▶ Stated goal
Copy each line of the data below exactly, leaving out pictures.

▶ Supplied data
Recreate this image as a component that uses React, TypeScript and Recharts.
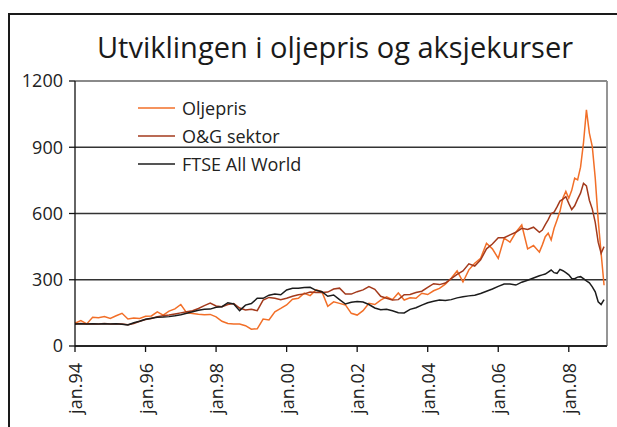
import React from 'react';
import { LineChart, Line, XAxis, YAxis, CartesianGrid, ReferenceLine } from 'recharts';

const TITLE = 'Utviklingen i oljepris og aksjekurser';

const SERIES_NAMES = ['Oljepris', 'O&G sektor', 'FTSE All World'];
const SERIES_KEYS = ['oil', 'og', 'ftse'];
const SERIES_COLORS = ['#f26f28', '#a33a1c', '#1c1c1c'];

const Y_TICKS = [0, 300, 600, 900, 1200];
const X_TICKS = [0, 24, 48, 72, 96, 120, 144, 168];
const X_TICK_LABELS = ['jan.94', 'jan.96', 'jan.98', 'jan.00', 'jan.02', 'jan.04', 'jan.06', 'jan.08'];

// month index since jan.94: every second month to 158, then monthly to 180
const MONTHS_A = [
  0, 2, 4, 6, 8, 10, 12, 14, 16, 18,
  20, 22, 24, 26, 28, 30, 32, 34, 36, 38,
  40, 42, 44, 46, 48, 50, 52, 54, 56, 58,
  60, 62, 64, 66, 68, 70, 72, 74, 76, 78,
  80, 82, 84, 86, 88, 90, 92, 94, 96, 98,
  100, 102, 104, 106, 108, 110, 112, 114, 116, 118,
  120, 122, 124, 126, 128, 130, 132, 134, 136, 138,
  140, 142, 144, 146, 148, 150, 152, 154, 156, 158,
];
const MONTHS_B = [159, 160, 161, 162, 163, 164, 165, 166, 167, 168, 169, 170, 171, 172, 173, 174, 175, 176, 177, 178, 179, 180];

const OIL = [
  103, 115, 100, 130, 128, 133, 125, 137, 148, 122,
  127, 125, 135, 136, 155, 140, 158, 168, 188, 150,
  147, 144, 142, 143, 132, 112, 102, 100, 100, 92,
  76, 78, 122, 118, 155, 170, 186, 212, 216, 239,
  228, 254, 246, 180, 200, 193, 186, 148, 140, 160,
  193, 188, 208, 223, 210, 240, 208, 218, 216, 239,
  233, 250, 261, 280, 307, 340, 290, 345, 375, 397,
  465, 440, 397, 488, 470, 515, 548, 440, 455, 425,
  458, 495, 511, 480, 533, 571, 610, 670, 700, 669, 705, 760, 752, 810, 920, 1069, 964, 903, 760, 570, 420, 275,
];

const OG = [
  100, 102, 100, 101, 100, 102, 100, 101, 100, 96,
  102, 112, 120, 125, 133, 137, 140, 145, 150, 155,
  160, 170, 183, 194, 181, 178, 188, 192, 172, 163,
  166, 160, 208, 220, 216, 210, 216, 225, 232, 236,
  244, 242, 242, 244, 258, 262, 235, 235, 246, 254,
  269, 257, 225, 216, 208, 210, 232, 233, 242, 248,
  265, 282, 278, 285, 305, 324, 340, 372, 362, 390,
  440, 462, 490, 490, 503, 515, 533, 528, 538, 515,
  525, 550, 572, 600, 606, 630, 656, 665, 676, 646, 618, 635, 665, 692, 737, 725, 660, 620, 560, 470, 420, 450,
];

const FTSE = [
  100, 101, 100, 101, 100, 101, 100, 101, 99, 95,
  105, 112, 121, 126, 130, 131, 133, 137, 142, 148,
  155, 162, 166, 167, 175, 178, 196, 190, 160, 185,
  192, 216, 216, 230, 235, 232, 254, 261, 261, 265,
  266, 252, 246, 225, 231, 210, 190, 198, 201, 199,
  188, 172, 164, 166, 160, 151, 150, 166, 173, 185,
  196, 203, 208, 206, 210, 218, 223, 227, 230, 238,
  248, 258, 270, 281, 281, 276, 289, 298, 308, 318,
  322, 326, 335, 344, 332, 329, 347, 341, 332, 322, 306, 305, 312, 314, 305, 295, 286, 268, 245, 200, 188, 210,
];

const MONTHS = [...MONTHS_A, ...MONTHS_B];
const DATA = MONTHS.map((m, i) => ({ m, oil: OIL[i], og: OG[i], ftse: FTSE[i] }));

const FONT = '"Open Sans", "Noto Sans", sans-serif';

const XTick = (props: any) => {
  const { x, y, payload } = props;
  const idx = X_TICKS.indexOf(payload.value);
  return (
    <text
      transform={`translate(${x},${y + 9}) rotate(-90)`}
      textAnchor="end"
      dominantBaseline="central"
      fontSize={18}
      fill="#222"
      fontFamily={FONT}
    >
      {X_TICK_LABELS[idx]}
    </text>
  );
};

export default function App() {
  return (
    <div
      style={{
        position: 'absolute',
        left: 0,
        top: 0,
        width: 617,
        height: 427,
        overflow: 'hidden',
        background: '#fff',
        fontFamily: FONT,
      }}
    >
      <div
        style={{
          position: 'absolute',
          left: 8,
          top: 13,
          width: 700,
          height: 600,
          border: '2.5px solid #1a1a1a',
        }}
      />
      <div style={{ position: 'absolute', left: 0, top: 0 }}>
        <LineChart width={617} height={427} data={DATA} margin={{ top: 81, right: 10, bottom: 0, left: 0 }}>
          <CartesianGrid vertical={false} stroke="#333" strokeWidth={1.3} />
          <XAxis
            dataKey="m"
            type="number"
            domain={[0, 181]}
            ticks={X_TICKS}
            tick={<XTick />}
            tickSize={6}
            height={81}
            interval={0}
            axisLine={{ stroke: '#111', strokeWidth: 1.3 }}
            tickLine={{ stroke: '#111', strokeWidth: 1.3 }}
          />
          <YAxis
            domain={[0, 1200]}
            ticks={Y_TICKS}
            width={75}
            tickSize={6}
            tickMargin={6}
            interval={0}
            tick={{ fontSize: 18, fill: '#222', fontFamily: FONT }}
            axisLine={{ stroke: '#111', strokeWidth: 1.3 }}
            tickLine={{ stroke: '#111', strokeWidth: 1.3 }}
          />
          <ReferenceLine y={1200} stroke="#8a8a8a" strokeWidth={1.8} />
          <ReferenceLine x={181} stroke="#8a8a8a" strokeWidth={1.8} />
          {SERIES_KEYS.map((k, i) => (
            <Line
              key={k}
              dataKey={k}
              name={SERIES_NAMES[i]}
              type="linear"
              stroke={SERIES_COLORS[i]}
              strokeWidth={1.5}
              dot={false}
              activeDot={false}
              isAnimationActive={false}
            />
          ))}
        </LineChart>
      </div>
      <svg width={617} height={427} style={{ position: 'absolute', left: 0, top: 0, pointerEvents: 'none' }}>
        <text x={335} y={58} textAnchor="middle" fontSize={29} fill="#1a1a1a" fontFamily={FONT}>
          {TITLE}
        </text>
        {SERIES_NAMES.map((name, i) => (
          <g key={name}>
            <line x1={138} x2={175} y1={108 + i * 28} y2={108 + i * 28} stroke={SERIES_COLORS[i]} strokeWidth={1.5} />
            <rect x={180} y={96 + i * 28} width={0} height={0} fill="none" />
            <text x={182} y={108 + i * 28} dominantBaseline="central" fontSize={18} fill="#222" fontFamily={FONT}>
              {name}
            </text>
          </g>
        ))}
      </svg>
    </div>
  );
}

▶ Result for this exercise
Recreate this image as a component that uses React, TypeScript and Recharts.
import React from 'react';
import { LineChart, Line, XAxis, YAxis, CartesianGrid, ReferenceLine } from 'recharts';

const TITLE = 'Utviklingen i oljepris og aksjekurser';

const SERIES_NAMES = ['Oljepris', 'O&G sektor', 'FTSE All World'];
const SERIES_KEYS = ['oil', 'og', 'ftse'];
const SERIES_COLORS = ['#f26f28', '#a33a1c', '#1c1c1c'];

const Y_TICKS = [0, 300, 600, 900, 1200];
const X_TICKS = [0, 24, 48, 72, 96, 120, 144, 168];
const X_TICK_LABELS = ['jan.94', 'jan.96', 'jan.98', 'jan.00', 'jan.02', 'jan.04', 'jan.06', 'jan.08'];

// month index since jan.94: every second month to 158, then monthly to 180
const MONTHS_A = [
  0, 2, 4, 6, 8, 10, 12, 14, 16, 18,
  20, 22, 24, 26, 28, 30, 32, 34, 36, 38,
  40, 42, 44, 46, 48, 50, 52, 54, 56, 58,
  60, 62, 64, 66, 68, 70, 72, 74, 76, 78,
  80, 82, 84, 86, 88, 90, 92, 94, 96, 98,
  100, 102, 104, 106, 108, 110, 112, 114, 116, 118,
  120, 122, 124, 126, 128, 130, 132, 134, 136, 138,
  140, 142, 144, 146, 148, 150, 152, 154, 156, 158,
];
const MONTHS_B = [159, 160, 161, 162, 163, 164, 165, 166, 167, 168, 169, 170, 171, 172, 173, 174, 175, 176, 177, 178, 179, 180];

const OIL = [
  103, 115, 100, 130, 128, 133, 125, 137, 148, 122,
  127, 125, 135, 136, 155, 140, 158, 168, 188, 150,
  147, 144, 142, 143, 132, 112, 102, 100, 100, 92,
  76, 78, 122, 118, 155, 170, 186, 212, 216, 239,
  228, 254, 246, 180, 200, 193, 186, 148, 140, 160,
  193, 188, 208, 223, 210, 240, 208, 218, 216, 239,
  233, 250, 261, 280, 307, 340, 290, 345, 375, 397,
  465, 440, 397, 488, 470, 515, 548, 440, 455, 425,
  458, 495, 511, 480, 533, 571, 610, 670, 700, 669, 705, 760, 752, 810, 920, 1069, 964, 903, 760, 570, 420, 275,
];

const OG = [
  100, 102, 100, 101, 100, 102, 100, 101, 100, 96,
  102, 112, 120, 125, 133, 137, 140, 145, 150, 155,
  160, 170, 183, 194, 181, 178, 188, 192, 172, 163,
  166, 160, 208, 220, 216, 210, 216, 225, 232, 236,
  244, 242, 242, 244, 258, 262, 235, 235, 246, 254,
  269, 257, 225, 216, 208, 210, 232, 233, 242, 248,
  265, 282, 278, 285, 305, 324, 340, 372, 362, 390,
  440, 462, 490, 490, 503, 515, 533, 528, 538, 515,
  525, 550, 572, 600, 606, 630, 656, 665, 676, 646, 618, 635, 665, 692, 737, 725, 660, 620, 560, 470, 420, 450,
];

const FTSE = [
  100, 101, 100, 101, 100, 101, 100, 101, 99, 95,
  105, 112, 121, 126, 130, 131, 133, 137, 142, 148,
  155, 162, 166, 167, 175, 178, 196, 190, 160, 185,
  192, 216, 216, 230, 235, 232, 254, 261, 261, 265,
  266, 252, 246, 225, 231, 210, 190, 198, 201, 199,
  188, 172, 164, 166, 160, 151, 150, 166, 173, 185,
  196, 203, 208, 206, 210, 218, 223, 227, 230, 238,
  248, 258, 270, 281, 281, 276, 289, 298, 308, 318,
  322, 326, 335, 344, 332, 329, 347, 341, 332, 322, 306, 305, 312, 314, 305, 295, 286, 268, 245, 200, 188, 210,
];

const MONTHS = [...MONTHS_A, ...MONTHS_B];
const DATA = MONTHS.map((m, i) => ({ m, oil: OIL[i], og: OG[i], ftse: FTSE[i] }));

const FONT = '"Open Sans", "Noto Sans", sans-serif';

const XTick = (props: any) => {
  const { x, y, payload } = props;
  const idx = X_TICKS.indexOf(payload.value);
  return (
    <text
      transform={`translate(${x},${y + 9}) rotate(-90)`}
      textAnchor="end"
      dominantBaseline="central"
      fontSize={18}
      fill="#222"
      fontFamily={FONT}
    >
      {X_TICK_LABELS[idx]}
    </text>
  );
};

export default function App() {
  return (
    <div
      style={{
        position: 'absolute',
        left: 0,
        top: 0,
        width: 617,
        height: 427,
        overflow: 'hidden',
        background: '#fff',
        fontFamily: FONT,
      }}
    >
      <div
        style={{
          position: 'absolute',
          left: 8,
          top: 13,
          width: 700,
          height: 600,
          border: '2.5px solid #1a1a1a',
        }}
      />
      <div style={{ position: 'absolute', left: 0, top: 0 }}>
        <LineChart width={617} height={427} data={DATA} margin={{ top: 81, right: 10, bottom: 0, left: 0 }}>
          <CartesianGrid vertical={false} stroke="#333" strokeWidth={1.3} />
          <XAxis
            dataKey="m"
            type="number"
            domain={[0, 181]}
            ticks={X_TICKS}
            tick={<XTick />}
            tickSize={6}
            height={81}
            interval={0}
            axisLine={{ stroke: '#111', strokeWidth: 1.3 }}
            tickLine={{ stroke: '#111', strokeWidth: 1.3 }}
          />
          <YAxis
            domain={[0, 1200]}
            ticks={Y_TICKS}
            width={75}
            tickSize={6}
            tickMargin={6}
            interval={0}
            tick={{ fontSize: 18, fill: '#222', fontFamily: FONT }}
            axisLine={{ stroke: '#111', strokeWidth: 1.3 }}
            tickLine={{ stroke: '#111', strokeWidth: 1.3 }}
          />
          <ReferenceLine y={1200} stroke="#8a8a8a" strokeWidth={1.8} />
          <ReferenceLine x={181} stroke="#8a8a8a" strokeWidth={1.8} />
          {SERIES_KEYS.map((k, i) => (
            <Line
              key={k}
              dataKey={k}
              name={SERIES_NAMES[i]}
              type="linear"
              stroke={SERIES_COLORS[i]}
              strokeWidth={1.5}
              dot={false}
              activeDot={false}
              isAnimationActive={false}
            />
          ))}
        </LineChart>
      </div>
      <svg width={617} height={427} style={{ position: 'absolute', left: 0, top: 0, pointerEvents: 'none' }}>
        <text x={335} y={58} textAnchor="middle" fontSize={29} fill="#1a1a1a" fontFamily={FONT}>
          {TITLE}
        </text>
        {SERIES_NAMES.map((name, i) => (
          <g key={name}>
            <line x1={138} x2={175} y1={108 + i * 28} y2={108 + i * 28} stroke={SERIES_COLORS[i]} strokeWidth={1.5} />
            <rect x={180} y={96 + i * 28} width={0} height={0} fill="none" />
            <text x={182} y={108 + i * 28} dominantBaseline="central" fontSize={18} fill="#222" fontFamily={FONT}>
              {name}
            </text>
          </g>
        ))}
      </svg>
    </div>
  );
}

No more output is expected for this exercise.